I’m very excited to showcase the first five boats, in a series of six, hanging at Nonni's Bistro in downtown Pleasanton. My goal for the boat series is to capture traditional sailing boats and dug out canoes ‘in action’ and cementing them in oil on a canvas for future generations to read. Dugout sailing boats and outriggers are the oldest boats around and continue to be used in many parts around the world for fishing and transportation. The knowledge of how these boats are build and the traditional link they provide with the sea are quickly getting lost with the rapid rise of globalization.

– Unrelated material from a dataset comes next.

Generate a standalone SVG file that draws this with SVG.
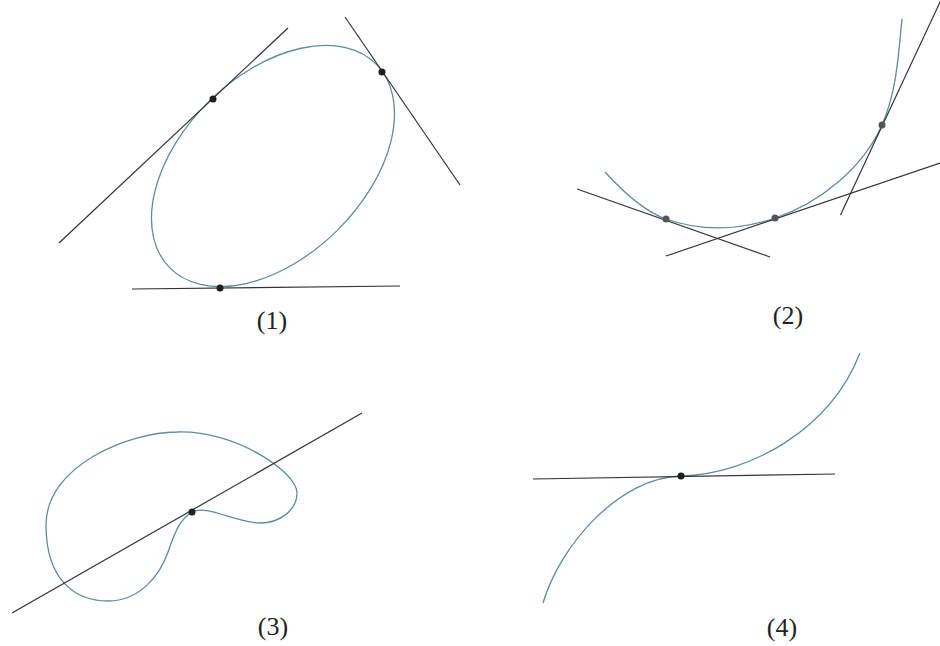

Update: The show was very successful as I managed to sell 7 paintings. Phew!
While driving home today, I followed a car with the license plate “IS 66.” I guessed by the added flag sticker that “IS 66” meant Iceland located at 66 degrees latitude. How appropriate, the day I finished painting Icicle, the Icelandic horse with the 80s punk rock hairdo.
Three summers ago we stayed at a converted sheep farm where Icicle roamed the surrounding fields. Iceland is covered with over 80,000 Icelandic horses. Not bad for an island you can circumnavigate by car in one day – one long day. Why so many horses? Icelanders don’t eat horse meat. Turns out they are mostly used for breeding, exporting and enjoyment. Our girls couldn’t get enough of Icicle; feeding him grass in the cold summer winds and petting his puffed up mane. They even got to ride Icelandic horses, a highlight of our road trip.
It was Icicle’s big hairdo that attracted me to put him on canvas: A kind reminder of our time north of 66.